Ownership is the key here. To my mind, it's the leverage point underlying all 'social' issues, and therefore what gets camouflaged by everything else.
Of course, ultimately, metaphysically, on the axis of the absolute, nothing can be owned—not even our own bodies or selves. But in the practical world, on earth, stuff is owned by people. Ownership means control; it means "who gets to decide."
I can't imagine an integral society in which ownership is something only a few people get to have, especially when it comes to basic needs, services, and the platforms we rely on to conduct our social, cultural, and economic lives.
Ownership, however, is not just a privilege. There's a reason we say, when someone messes something up, "you own it." Ownership entails responsibility.
I've started reading the book that @vmatekole recommends, Who Owns the Future?, by Jaron Lanier. I hadn't encountered the author's ideas before; really interesting dude. His argument, in a nutshell, is that in our networked world, whoever owns the most powerful computers (as well as the data those computers crunch) is going to have the most power. He calls these "siren servers," as in the sirens Odysseus encounters—and whose allure (i.e., whose 'network effect') he must resist—on his journey home to Ithaca.
But what's most interesting to me about Jaron's arguments (as I understand them so far; I'm only a couple chapters into the book), is that he says the unequal outcomes are by design. Not intentional design necessarily, but effects of programming; code. And it follows that systems can be redesigned to produce different outcomes; and he has some suggestions about how this can be accomplished by encoding the notion that people own their own data, and should be transparently compensated for the information gleaned from them that companies and governments use.
But there's another book that's wonderfully complementary to Lanier's, which is called Owning Our Future, by Marjorie Kelly. What's great about this book is that Kelly compares and contrasts two fundamentally different models of ownership, extractive vs. generative, and she traces real world case studies, starting with the banks behind the 2008 financial crash, but then looking at various cooperatives and worker-owned businesses, showing how the ownership design of an organization effects outcomes.

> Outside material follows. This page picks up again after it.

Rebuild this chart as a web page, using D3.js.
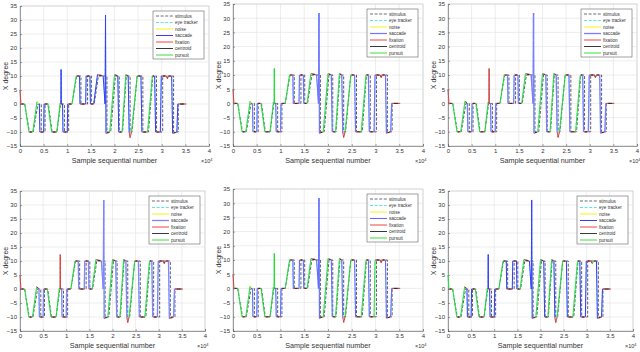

I think blockchain could be a really powerful tool for challenging entrenched ownership models, since ownership often positions itself as the intermediary between needs and wants and their fulfillment, and blockchain offers the possibility of creating disintermediated flows. However, we could just as easily bake in extractive economics using blockchain, which is why Wall Street is so interested in the technology. As far as I can tell, blockchain is not inherently generative or justice oriented.
This is why I think ownership design is one of the key features of Cosmos we'll need to discuss, and figure out how to distribute power and responsibility (along with costs and rewards) in a way that creates the most desirable outcomes for all involved, whether we end up using blockhain or not to make this happen.